In the 2001-02 school year, OCESS underwent some rebranding. Efforts were made to change the feeling of the group from a student club over to a non-profit organization. This effort met mixed results, but are most evident in the more professional website and the new logo.
During the Rebranding, Spacesim picked up the following mission statement:
The Ottawa Carleton Educational Space Simulation is a student-run, non-profit organization geared towards educating youth about space and space science through fun and interactive means.
- Main article: Education
Spacesim offers two educational programs - EEP and Planetarium - to educate other students, both within Lisgar and without. These programs have been largely successful in the past, though their demand has been steadily declining due to lack of publicity.
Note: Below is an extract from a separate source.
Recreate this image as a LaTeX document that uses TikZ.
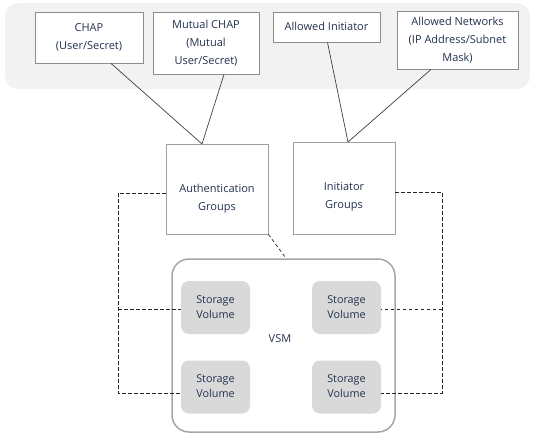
\documentclass[tikz,border=0pt]{standalone}
\usepackage{fontspec}
\setmainfont{Open Sans}
\usetikzlibrary{calc}
\definecolor{txt}{HTML}{22324F}
\definecolor{panel}{HTML}{F2F2F2}
\definecolor{boxline}{HTML}{8C8C8C}
\definecolor{lowline}{HTML}{A0A0A0}
\definecolor{vsmline}{HTML}{A6A6A6}
\definecolor{svfill}{HTML}{D9D9D9}
\definecolor{conn}{HTML}{404040}
\tikzset{
  lbl/.style={font=\fontsize{11}{18}\selectfont, text=txt, align=center, inner sep=0pt},
  topbox/.style={draw=boxline, fill=white, line width=0.8pt, inner sep=0pt, align=center,
     font=\fontsize{11}{18}\selectfont, text=txt},
  grpbox/.style={draw=lowline, fill=white, line width=0.8pt, inner sep=0pt},
  vsmbox/.style={draw=vsmline, line width=1.5pt, rounded corners=17pt, inner sep=0pt,
     minimum width=223pt, minimum height=173pt},
  svbox/.style={fill=svfill, rounded corners=8pt, inner sep=0pt, align=center,
     minimum width=69pt, minimum height=53pt, font=\fontsize{10.8}{15}\selectfont, text=txt},
  solidconn/.style={draw=conn, line width=0.7pt},
  dashconn/.style={draw=black!85, line width=0.7pt, dash pattern=on 3.5pt off 2.5pt},
}
\begin{document}
\begin{tikzpicture}[x=1pt,y=-1pt]
\useasboundingbox (0,0) rectangle (536,442);
\fill[panel, rounded corners=13pt] (5,3) rectangle (530,89);

% top boxes
\node[topbox, minimum width=108pt, minimum height=51pt] (chap) at (89,37.5) {CHAP\\(User/Secret)};
\node[topbox, minimum width=106pt, minimum height=62pt] (mchap) at (206,43) {Mutual CHAP\\(Mutual\\User/Secret)};
\node[topbox, minimum width=107pt, minimum height=30pt] (ainit) at (326.5,27) {\raisebox{2pt}{Allowed Initiator}};
\node[topbox, minimum width=121pt, minimum height=58pt] (anet) at (457.5,40) {Allowed Networks\\(IP Address/Subnet\\Mask)};

% group boxes
\node[grpbox, minimum width=102pt, minimum height=90pt] (auth) at (217,189) {};
\node[lbl] (authtxt) at (217,199) {Authentication\\Groups};
\node[grpbox, minimum width=102pt, minimum height=92pt] (igrp) at (344,188) {};
\node[lbl] (igrptxt) at (344,197) {Initiator\\Groups};

% VSM
\node[vsmbox] (vsm) at (283.5,345.5) {};
\node[lbl] (vsmtxt) at (280,339) {VSM};
\node[svbox] (sv1) at (215.5,307.5) {\raisebox{3pt}{\begin{tabular}{@{}c@{}}Storage\\Volume\end{tabular}}};
\node[svbox] (sv2) at (346.5,307.5) {\raisebox{3pt}{\begin{tabular}{@{}c@{}}Storage\\Volume\end{tabular}}};
\node[svbox] (sv3) at (215.5,387) {\raisebox{3pt}{\begin{tabular}{@{}c@{}}Storage\\Volume\end{tabular}}};
\node[svbox] (sv4) at (346.5,387) {\raisebox{3pt}{\begin{tabular}{@{}c@{}}Storage\\Volume\end{tabular}}};

% solid connectors
\coordinate (authtop) at (202,144);
\coordinate (igrptop) at (348,142);
\draw[solidconn] ($(chap.south)+(22,0)$) -- (authtop);
\draw[solidconn] ($(mchap.south)+(18,0)$) -- (authtop);
\draw[solidconn] ($(ainit.south)+(1,0)$) -- (igrptop);
\draw[solidconn] ($(anet.south)+(-26.5,0)$) -- (igrptop);

% dashed connectors
\coordinate (lcorner) at (118,193);
\coordinate (rcorner) at (442,192);
\coordinate (upy) at (0,309);
\coordinate (loy) at (0,393);
\coordinate (vsmhit) at (286,0);
\draw[dashconn] (auth.west |- lcorner) -- (lcorner) -- (lcorner |- loy) -- (sv3.west |- loy);
\draw[dashconn] (lcorner |- upy) -- (sv1.west |- upy);
\draw[dashconn] (igrp.east |- rcorner) -- (rcorner) -- (rcorner |- loy) -- (sv4.east |- loy);
\draw[dashconn] (rcorner |- upy) -- (sv2.east |- upy);
\draw[dashconn] (auth.south east) -- (vsm.north -| vsmhit);
\end{tikzpicture}
\end{document}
For its own members, Spacesim launches one 5-day simulated mission, as well as several smaller "training missions" per year. These, along with the maintanance and preparation activities carried out by all Spacesim members, educates them not only about space, but allows them to both learn and apply scientific concepts. It has been suggested that Spacesim could change its name to "The Spacesim and Engineering Club" without changing any of its inner workings.
Spacesim is looking to restart its Summer Camp program by summer 2006-07. It is looking either at forming a private company or a non-profit approach. Space Sim is also looking, over the course of several years, offer spacesim as a curriculum course, much like Outdoor Education. Both of these proposals are long-term projects and will require a lot of work.